Come può uno scoglio arginare il mare, si chiedeva – senza risposta – Lucio Battisti in un celebre successo di qualche decennio fa.
E come può un’alga indicare la qualità del mare?
A questa domanda, invece, rispondono i tecnici dell’Agenzia regionale per la protezione dell’ambiente ligure.
Arpal infatti, nella sua opera di tutela del mare e delle coste liguri, effettua diversi tipi di monitoraggio, affidandosi anche all’utilizzo dei bioindicatori.
Proprio in questi giorni, i biologi dell’Agenzia ligure stanno completando il monitoraggio dello stato ecologico delle acque costiereattraverso l’applicazione dell’indice Carlit.
Si tratta di una particolare indagine non invasiva, che analizza i popolamenti superficiali di substrato roccioso prevalentemente dominati da macroalghe.
Questi organismi viventi rispondono ai cambiamenti delle condizioni ambientali in tempi relativamente brevi; una prerogativa che consente di avere una “fotografia” attendibile della situazione in essere.
L’impatto dell’uomo incide sulla varietà, qualità e tipologia di alghe presenti sulle scogliere; o, per dirla in maniera più tecnica, le perturbazioni antropiche di diverso genere (l’urbanizzazione della costa oppure l’eutrofizzazione, ossia l’arricchimento di nutrienti originato dagli scarichi fognari) provocano cambiamenti nelle comunità delle scogliere superficiali.
Le macroalghe brune strutturanti (Fucales) tendono a scomparire, mentre le specie tolleranti allo stress (es. feltri di Corallinales articolate) diventano dominanti in situazioni di moderato disturbo.

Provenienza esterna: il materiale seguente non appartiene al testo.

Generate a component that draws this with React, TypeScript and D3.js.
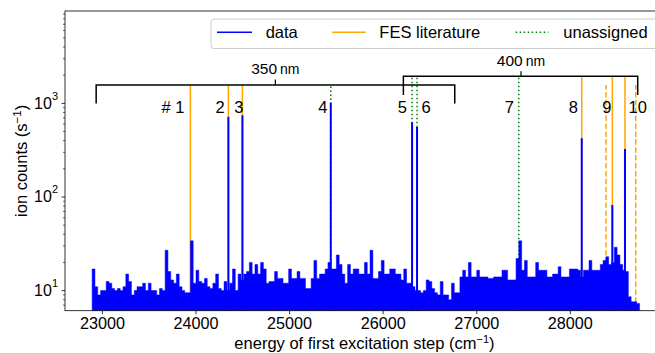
import * as d3 from 'd3';

// spectrum: counts on a regular energy grid (cm^-1)
const gridStart = 22890;
const gridStep = 30;
const counts = [
  17, 11, 9, 10, 10, 12.5, 12, 10.5, 10, 10.5,
  10, 11, 15, 12.5, 9, 10, 11, 11, 12, 10,
  12, 10, 10, 9, 10.5, 10, 27, 16, 13, 12,
  15, 11, 10, 9.5, 9.5, 34, 12, 16.5, 12.5, 12,
  13.5, 11, 10.5, 12, 15, 10.5, 10, 12.5, 10, 12,
  17, 10, 15, 13, 15, 16, 20, 15, 19, 15,
  20, 17, 12, 12.5, 12.5, 16, 13.5, 13.5, 12, 12,
  17, 13.5, 13.5, 16, 13.5, 13.5, 10.5, 10.5, 13.5, 21,
  13.5, 15, 15, 17, 20, 17, 17, 24, 19, 15,
  12, 19, 15, 17, 17, 15, 15, 20, 15, 27,
  13.5, 13.5, 16, 21, 15, 15, 17, 17, 15, 15,
  13, 17, 12, 12, 11, 10, 10, 9.5, 10, 13,
  12.5, 10.5, 9.5, 9, 12.5, 9, 9, 8, 12, 9.5,
  9.5, 14, 16.5, 14, 20, 14, 14, 16.5, 14, 14,
  14, 13.5, 13.5, 14, 14, 14, 16.5, 16.5, 13, 13,
  13, 22, 34, 16.5, 21, 14, 14, 14, 20, 16.5,
  16.5, 16.5, 14, 14, 15, 15, 18, 14, 14, 14,
  17, 17, 17, 16.5, 14, 16.5, 16.5, 21, 16.5, 16.5,
  16.5, 19, 21, 23, 19, 20, 29, 24, 19, 16.5,
  16, 8.6, 7.6, 7.6, 7.3,
];

// strong resonances
const peakEnergy = [24346, 24496, 25440, 26309, 26362, 28122, 28449, 28584];
const peakCounts = [719, 745, 1014, 627, 558, 423, 82, 325];

// FES literature lines
const litEnergy = [23940, 24346, 24496, 28122, 28449, 28584];
const litRange = [0, 0, 0, 1, 1, 1];
const litDashedEnergy = [28381, 28699];

// unassigned lines
const unassignedEnergy = [25440, 26309, 26362, 27449];
const unassignedRange = [0, 1, 1, 1];

// peak numbers
const labelText = ['# 1', '2', '3', '4', '5', '6', '7', '8', '9', '10'];
const labelEnergy = [23755, 24258, 24457, 25355, 26205, 26458, 27348, 28032, 28389, 28720];

// laser ranges
const rangeName = ['350', '400'];
const rangeLo = [22933, 26216];
const rangeHi = [26765, 28720];
const rangeMid = [24848, 27473];

const xTicks = [23000, 24000, 25000, 26000, 27000, 28000];
const yMajor = [1, 2, 3];

const FONT = 'Liberation Sans, Arial, Helvetica, sans-serif';
const BLUE = '#0000ff';
const ORANGE = '#ffa500';
const GREEN = '#008000';

export default function App() {
  const W = 655;
  const H = 353;
  const left = 65;
  const right = 663.9;
  const top = 11;
  const bottom = 310.7;

  const x = d3.scaleLinear().domain([22600, 29000]).range([left, right]);
  const y = d3.scaleLog().domain([6.1, 9700]).range([bottom, top]);

  const pts: [number, number][] = counts.map((c, i) => [gridStart + i * gridStep, c]);
  pts.push([gridStart + counts.length * gridStep, counts[counts.length - 1]]);

  const area = d3.area<[number, number]>()
    .x((d) => x(d[0]))
    .y0(bottom)
    .y1((d) => y(d[1]))
    .curve(d3.curveStepAfter);

  // bracket levels (counts) for the two laser ranges
  const bracketLevel = [1570, 1950];
  const bracketFoot = [995, 1230];
  const bracketTick = [1800, 2210];

  const minorTicks: number[] = [];
  for (let e = 0; e <= 3; e++) {
    for (let m = 2; m <= 9; m++) {
      const v = m * Math.pow(10, e);
      if (v >= 6.1 && v <= 9700) minorTicks.push(v);
    }
  }

  return (
    <svg width={W} height={H} style={{ position: 'absolute', left: 0, top: 0, background: '#fff' }}>
      <defs>
        <clipPath id="plot">
          <rect x={left} y={top} width={right - left} height={bottom - top} />
        </clipPath>
      </defs>

      <g clipPath="url(#plot)">
        {litEnergy.map((e, i) => (
          <line key={`lit${i}`} x1={x(e)} x2={x(e)} y1={y(bracketLevel[litRange[i]])} y2={bottom}
            stroke={ORANGE} strokeWidth={1.5} />
        ))}
        {litDashedEnergy.map((e, i) => (
          <line key={`litd${i}`} x1={x(e)} x2={x(e)} y1={bottom} y2={y(bracketLevel[0])}
            stroke={ORANGE} strokeWidth={1.5} strokeDasharray="5.5,2.4" />
        ))}
        {unassignedEnergy.map((e, i) => (
          <line key={`un${i}`} x1={x(e)} x2={x(e)} y1={y(bracketLevel[unassignedRange[i]]) + 1.5} y2={bottom}
            stroke={GREEN} strokeWidth={1.5} strokeDasharray="1.5,2.5" />
        ))}

        <path d={area(pts) ?? ''} fill={BLUE} stroke={BLUE} strokeWidth={0.5} />
        {peakEnergy.map((e, i) => (
          <line key={`pk${i}`} x1={x(e)} x2={x(e)} y1={bottom} y2={y(peakCounts[i])} stroke={BLUE} strokeWidth={2} />
        ))}
      </g>

      {/* laser range brackets */}
      {rangeName.map((n, i) => {
        const yl = y(bracketLevel[i]);
        const yf = y(bracketFoot[i]);
        const yt = y(bracketTick[i]);
        return (
          <g key={n}>
            <path d={`M${x(rangeLo[i])},${yf}V${yl}H${x(rangeHi[i])}V${yf}`} fill="none" stroke="#000" strokeWidth={1.5} />
            <line x1={x(rangeMid[i])} x2={x(rangeMid[i])} y1={yl} y2={yt} stroke="#000" strokeWidth={1.2} />
            <text x={x(rangeMid[i])} y={yt - 5} textAnchor="middle" fontFamily={FONT} fill="#000">
              <tspan fontSize={15.5}>{n}</tspan>
              <tspan fontSize={14} dx={3}>nm</tspan>
            </text>
          </g>
        );
      })}

      {labelText.map((t, i) => (
        <text key={t} x={x(labelEnergy[i])} y={113} textAnchor="middle" fontFamily={FONT} fontSize={16.5} fill="#000">
          {t}
        </text>
      ))}

      {/* axes */}
      <rect x={left} y={top} width={right - left} height={bottom - top} fill="none" stroke="#000" strokeWidth={0.8} />
      {xTicks.map((t) => (
        <g key={t}>
          <line x1={x(t)} x2={x(t)} y1={bottom} y2={bottom + 3.5} stroke="#000" strokeWidth={0.8} />
          <text x={x(t)} y={bottom + 18} textAnchor="middle" fontFamily={FONT} fontSize={16.2} fill="#000">{t}</text>
        </g>
      ))}
      {minorTicks.map((t) => (
        <line key={`m${t}`} x1={left - 2} x2={left} y1={y(t)} y2={y(t)} stroke="#000" strokeWidth={0.6} />
      ))}
      {yMajor.map((e) => (
        <g key={e}>
          <line x1={left - 3.5} x2={left} y1={y(Math.pow(10, e))} y2={y(Math.pow(10, e))} stroke="#000" strokeWidth={0.8} />
          <text x={left - 7} y={y(Math.pow(10, e)) + 5.5} textAnchor="end" fontFamily={FONT} fontSize={16} fill="#000">
            10<tspan fontSize={11} dy={-9}>{e}</tspan>
          </text>
        </g>
      ))}

      <text x={(left + right) / 2} y={348.5} textAnchor="middle" fontFamily={FONT} fontSize={16.5} fill="#000">
        energy of first excitation step (cm<tspan fontSize={11} dy={-6}>−1</tspan><tspan dy={6}>)</tspan>
      </text>
      <text transform={`translate(27,${(top + bottom) / 2}) rotate(-90)`} textAnchor="middle" fontFamily={FONT} fontSize={16.5} fill="#000">
        ion counts (s<tspan fontSize={11.5} dy={-6.5}>−1</tspan><tspan dy={6.5}>)</tspan>
      </text>

      {/* legend */}
      <g fontFamily={FONT} fontSize={16.5} fill="#000">
        <rect x={211} y={19} width={460} height={29.5} rx={3} fill="#fff" fillOpacity={0.8} stroke="#cccccc" strokeWidth={1} />
        <line x1={217} x2={252} y1={32.3} y2={32.3} stroke={BLUE} strokeWidth={1.5} />
        <text x={265.7} y={38.2}>data</text>
        <line x1={332.3} x2={365.7} y1={32.3} y2={32.3} stroke={ORANGE} strokeWidth={1.5} />
        <text x={379.3} y={38.2}>FES literature</text>
        <line x1={515.7} x2={548.3} y1={32.3} y2={32.3} stroke={GREEN} strokeWidth={1.5} strokeDasharray="1.5,2.5" />
        <text x={563.3} y={38.2}>unassigned</text>
      </g>
    </svg>
  );
}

In caso di disturbo di grande intensità e durata, invece, si affermano principalmente specie opportuniste (es. Ulvales, la cosiddetta “lattuga di mare”). Molti studi hanno descritto questa tendenza in diverse aree, evidenziando come tali processi possano essere considerati comuni e paragonabili a scala mediterranea, seguendo una dinamica generale.
La situazione osservata nel 2020 è in linea con quella pregressa: in attesa di finire le elaborazioni dell’indice, le osservazioni puntuali non stravolgono quelle dello scorso triennio. Sono state trovate comunità ricche, con una buona densità di organismi, principalmente dominate da cystoseira, indicativa di un’ottima qualità ambientale. Sulle scogliere più esposte all’azione del moto ondoso la comunità algale risulta banalizzata, ma la causa in questo caso è naturale.
Il metodo Carlit è uno strumento utile per uno screening su vaste aree (grazie alla semplicità d’applicazione e ai costi limitati), per mettere in evidenza possibili zone a rischio o individuare dove approfondire il monitoraggio con ulteriori indagini.
Arpal è stata tra i primi ad applicare questo indice, mettendolo a punto insieme all’Università di Genova già nel 2004; ad oggi il Carlit è utilizzato in gran parte delle coste Mediterranee (italiane, spagnole e francesi).